We are further instructed to supplement piety with brotherly kind­ness. St. Paul, in his letter to the church at Ephesus said, “Be ye kind one toward another, tender-hearted, forgiving one another, as God for Christ’s sake has forgiven you.”

Today we note the absence of brotherly kindliness among Christian people. Even people belonging to the same church are critical of one an­other, unkind, uncharitable and un-­brotherly. Gossip, jealousy and fric­tion are in evidence within the ranks of the church.

One of the greatest sins — regardless of what other sins we may have, is man’s inhumanity to man. Note, for instance, the violence, the intri­gue, and the exploitation of man for selfish, ungodly purposes.

Last but not least, is that brotherly kindness should be supplemented by love. We are living in a period of vehement emotion, seething passions have taken hold of us and we are in danger of becoming un-Christian in our emotional life. It should not be so bad if we were merely hysterical about it, but we are likely to hate, harm and hurt those with whom we violently differ.
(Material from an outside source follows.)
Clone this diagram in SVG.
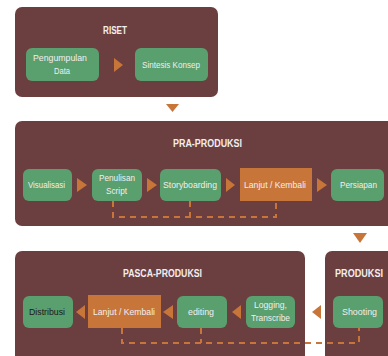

Hate does not stop with our enemy. It literally releases poison within our own bodies and sets up a chemistry which interferes with normal func­tioning of our physical being. It also leaves a scar on a man’s soul and will disintegrate his whole personality unless it is driven out by some higher emotion. “Love casteth out fear,” understanding expels intolerance, and only hope can drive away des­pair.

Jesus’ technique in dealing with an enemy was first to find out why any­one had become a foe and then remove the causes. Let us follow his example. Let us find out the causes and remove them, especially those that root back in our own person­ality. So we see that faith is the basic principle of triumphant Christian living and love is the perfection thereof.